Greg Meisner

No. 69
- Position: Defensive tackle

Personal information
- Born: April 23, 1959 (age 66) New Kensington, Pennsylvania, U.S.
- Listed height: 6 ft 3 in (1.91 m)
- Listed weight: 257 lb (117 kg)

Career information
- High school: Valley (New Kensington,)
- College: Pittsburgh
- NFL draft: 1981: 3rd round, 63rd overall pick

Career history
- Los Angeles Rams (1981–1988); Kansas City Chiefs (1989–1990); New York Giants (1991);

Awards and highlights
- Second-team All-East (1980);

Career NFL statistics
- Sacks: 12
- Fumble recoveries: 2
- Interceptions: 1
- Stats at Pro Football Reference

= Greg Meisner =

American football player (born 1959)

Gregory Paul Meisner (born April 23, 1959) is an American former professional football player who was a defensive lineman in the National Football League (NFL) from 1981 to 1991. He played college football for the Pittsburgh Panthers. Meisner played in the NFL for the Los Angeles Rams, Kansas City Chiefs and New York Giants.

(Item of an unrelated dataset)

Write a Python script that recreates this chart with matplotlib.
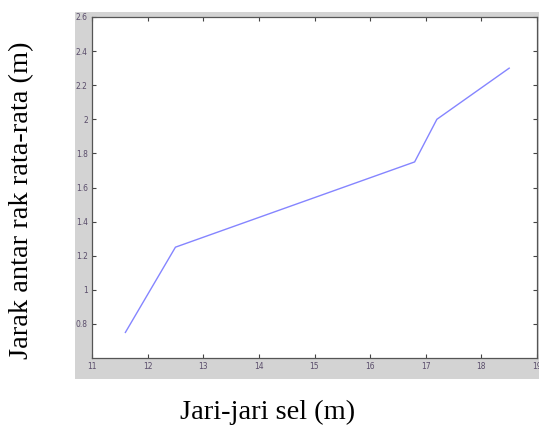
import matplotlib
matplotlib.use("Agg")
import matplotlib.pyplot as plt

# jari-jari sel vs jarak antar rak rata-rata
jari_jari = [11.6, 12.5, 16.8, 17.2, 18.5]
jarak = [0.75, 1.25, 1.75, 2.0, 2.3]

x_ticks = [11, 12, 13, 14, 15, 16, 17, 18, 19]
y_ticks = [0.8, 1.0, 1.2, 1.4, 1.6, 1.8, 2.0, 2.2, 2.4, 2.6]
y_ticklabels = ['0.8', '1', '1.2', '1.4', '1.6', '1.8', '2', '2.2', '2.4', '2.6']

fig = plt.figure(figsize=(5.39, 4.32), dpi=100)
W, H = 539, 432

# latar abu-abu seperti jendela matlab
bg = fig.add_axes([75 / W, 1 - 379 / H, 1 - 75 / W, (379 - 12) / H], zorder=-1)
bg.set_facecolor('#d3d3d3')
bg.set_xticks([])
bg.set_yticks([])
for s in bg.spines.values():
    s.set_visible(False)

ax = fig.add_axes([92 / W, 1 - 358 / H, (537 - 92) / W, (358 - 17) / H])
ax.plot(jari_jari, jarak, color='#8585ff', lw=1.0)

ax.set_xlim(11, 19)
ax.set_ylim(0.6, 2.6)
ax.set_xticks(x_ticks)
ax.set_yticks(y_ticks)
ax.set_yticklabels(y_ticklabels)
ax.tick_params(direction='in', top=True, right=True, length=3, width=0.8,
               labelsize=5.5, labelcolor='#5a4d6b', color='#444444', pad=3)
for s in ax.spines.values():
    s.set_color('#555555')
    s.set_linewidth(0.9)

fig.text(22 / W, 1 - 200 / H, 'Jarak antar rak rata-rata (m)', rotation=90,
         ha='center', va='center', fontsize=20.5, family='Liberation Serif')
fig.text(268 / W, 1 - 412 / H, 'Jari-jari sel (m)', ha='center', va='center',
         fontsize=20.5, family='Liberation Serif')

fig.savefig('out.png', dpi=100)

Meisner graduated from Valley High School at New Kensington, Pennsylvania in 1977.

He helped the Rams win the 1985 NFC West Division.

The Chiefs defense he played with in 1989 led the AFC in fewest total yards allowed and fewest passing yards allowed.

In 11 seasons he had 12 sacks, one interception for 20 yards and a kickoff return for 17 yards.

Meisner was the head coach of the Hempfield Area High School football team in Greensburg, Pennsylvania with a record of (17-50) by the time he resigned on November 18, 2011; however, he remained the Athletic Director until 2019.

Meisner has two sons who went to Division I schools for football. His son Greg Jr. went to the University of Kentucky and Shane went to Rutgers University.